Appeal from an order of the Civil Court of the City of New York, Queens County (Rudolph E. Greco, Jr., J.), entered June 22, 2010.
Appellate Term, Second Department
Published by New York State Law Reporting Bureau pursuant to Judiciary Law § 431.
This opinion is uncorrected and will not be published in the printed Official Reports.
PRESENT: PESCE, P.J., GOLIA and STEINHARDT, JJ
The order denied defendant's motion to dismiss the complaint.
ORDERED that the order is affirmed, without costs.

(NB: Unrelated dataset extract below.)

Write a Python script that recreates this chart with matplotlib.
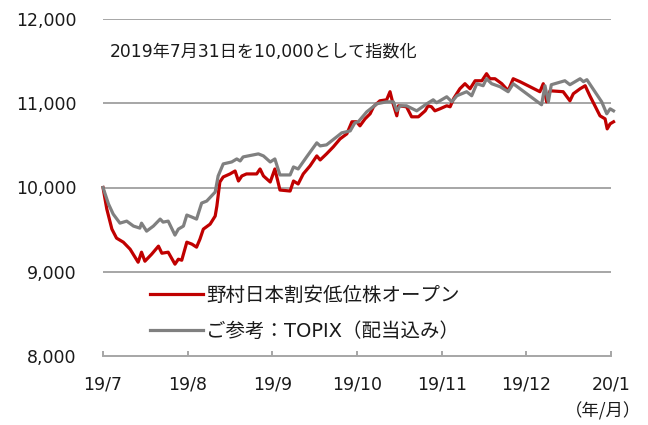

Plaintiff brought this action to recover damages she allegedly sustained as a result of injuries inflicted on her dog by defendant's dog. Defendant moved to dismiss the complaint on the grounds that plaintiff had failed to assert any actionable conduct in the complaint, and that an action between the same parties had been dismissed in the Small Claims Part of the Civil Court "on account of this action." In a reply affirmation, defendant's attorney argued for the first time that the action should be dismissed because plaintiff had failed to plead that defendant knew or should have known of his dog's dangerous propensities; this contention is the sole argument defendant makes on appeal.

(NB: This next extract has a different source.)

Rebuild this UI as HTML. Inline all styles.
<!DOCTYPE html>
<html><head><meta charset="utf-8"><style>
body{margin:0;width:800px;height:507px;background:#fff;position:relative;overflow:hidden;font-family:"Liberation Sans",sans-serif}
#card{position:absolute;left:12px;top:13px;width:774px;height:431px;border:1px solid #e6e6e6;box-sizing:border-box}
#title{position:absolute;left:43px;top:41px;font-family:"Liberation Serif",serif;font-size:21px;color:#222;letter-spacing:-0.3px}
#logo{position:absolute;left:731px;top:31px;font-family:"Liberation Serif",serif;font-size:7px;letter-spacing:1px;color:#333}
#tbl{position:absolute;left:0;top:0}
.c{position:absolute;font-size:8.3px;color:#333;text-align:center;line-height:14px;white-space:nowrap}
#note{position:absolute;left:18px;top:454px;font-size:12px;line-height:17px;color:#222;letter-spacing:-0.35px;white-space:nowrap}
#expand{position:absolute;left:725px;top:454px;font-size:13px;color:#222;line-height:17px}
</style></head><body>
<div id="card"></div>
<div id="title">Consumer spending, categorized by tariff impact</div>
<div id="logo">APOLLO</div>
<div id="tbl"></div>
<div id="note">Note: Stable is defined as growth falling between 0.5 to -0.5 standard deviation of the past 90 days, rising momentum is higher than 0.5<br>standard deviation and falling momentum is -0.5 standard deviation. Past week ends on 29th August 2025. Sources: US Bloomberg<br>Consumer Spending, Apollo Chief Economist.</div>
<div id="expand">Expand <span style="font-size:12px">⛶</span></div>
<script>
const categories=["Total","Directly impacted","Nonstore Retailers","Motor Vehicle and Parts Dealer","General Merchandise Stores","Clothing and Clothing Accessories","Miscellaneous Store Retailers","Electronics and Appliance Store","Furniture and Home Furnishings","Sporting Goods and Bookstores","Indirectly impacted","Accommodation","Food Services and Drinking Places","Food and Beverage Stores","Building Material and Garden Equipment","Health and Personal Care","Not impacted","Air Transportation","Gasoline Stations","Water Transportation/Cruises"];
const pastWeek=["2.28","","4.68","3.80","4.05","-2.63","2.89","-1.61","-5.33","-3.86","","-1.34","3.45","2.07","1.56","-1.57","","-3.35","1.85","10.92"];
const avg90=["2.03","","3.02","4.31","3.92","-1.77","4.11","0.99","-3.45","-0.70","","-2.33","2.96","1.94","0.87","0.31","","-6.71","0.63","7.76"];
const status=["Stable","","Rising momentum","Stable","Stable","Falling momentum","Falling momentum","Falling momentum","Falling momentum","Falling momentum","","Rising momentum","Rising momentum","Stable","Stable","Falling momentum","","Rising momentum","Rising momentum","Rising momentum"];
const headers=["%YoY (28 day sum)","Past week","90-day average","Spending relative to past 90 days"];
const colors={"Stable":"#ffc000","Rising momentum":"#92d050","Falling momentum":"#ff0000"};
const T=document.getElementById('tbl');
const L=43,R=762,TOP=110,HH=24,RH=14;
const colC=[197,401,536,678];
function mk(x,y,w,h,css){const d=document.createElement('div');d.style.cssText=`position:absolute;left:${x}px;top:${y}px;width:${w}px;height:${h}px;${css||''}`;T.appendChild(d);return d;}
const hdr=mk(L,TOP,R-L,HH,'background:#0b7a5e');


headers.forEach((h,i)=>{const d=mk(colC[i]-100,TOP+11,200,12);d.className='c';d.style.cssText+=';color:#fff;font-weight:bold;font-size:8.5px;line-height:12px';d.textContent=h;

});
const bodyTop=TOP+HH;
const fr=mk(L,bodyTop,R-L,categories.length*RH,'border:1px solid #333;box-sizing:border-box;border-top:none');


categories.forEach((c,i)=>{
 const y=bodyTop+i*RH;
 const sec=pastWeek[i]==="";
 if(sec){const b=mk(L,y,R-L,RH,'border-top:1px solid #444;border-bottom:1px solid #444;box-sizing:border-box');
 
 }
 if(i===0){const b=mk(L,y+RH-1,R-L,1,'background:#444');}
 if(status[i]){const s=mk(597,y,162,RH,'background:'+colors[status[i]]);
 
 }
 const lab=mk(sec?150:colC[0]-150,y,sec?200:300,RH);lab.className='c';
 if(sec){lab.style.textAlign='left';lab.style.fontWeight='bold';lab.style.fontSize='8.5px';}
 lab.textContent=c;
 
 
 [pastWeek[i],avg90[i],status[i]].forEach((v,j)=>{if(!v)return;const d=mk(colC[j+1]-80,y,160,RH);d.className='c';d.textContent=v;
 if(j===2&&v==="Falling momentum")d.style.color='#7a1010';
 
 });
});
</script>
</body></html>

Legal arguments raised for the first time in reply papers should not be considered by the motion court unless the nonmoving party is afforded an opportunity to respond to such claims (see e.g. Miterko v Peaslee, 80 AD3d 736 ; Alrobaia v Park Lane Mosholu Corp., 74 AD3d 403 ). Here, there is no indication in the record that plaintiff was given an opportunity to respond to the argument first made by defendant in his reply papers. Accordingly, the order of the Civil Court denying defendant's motion to dismiss the complaint is affirmed.
Pesce, P.J., Golia and Steinhardt, JJ., concur.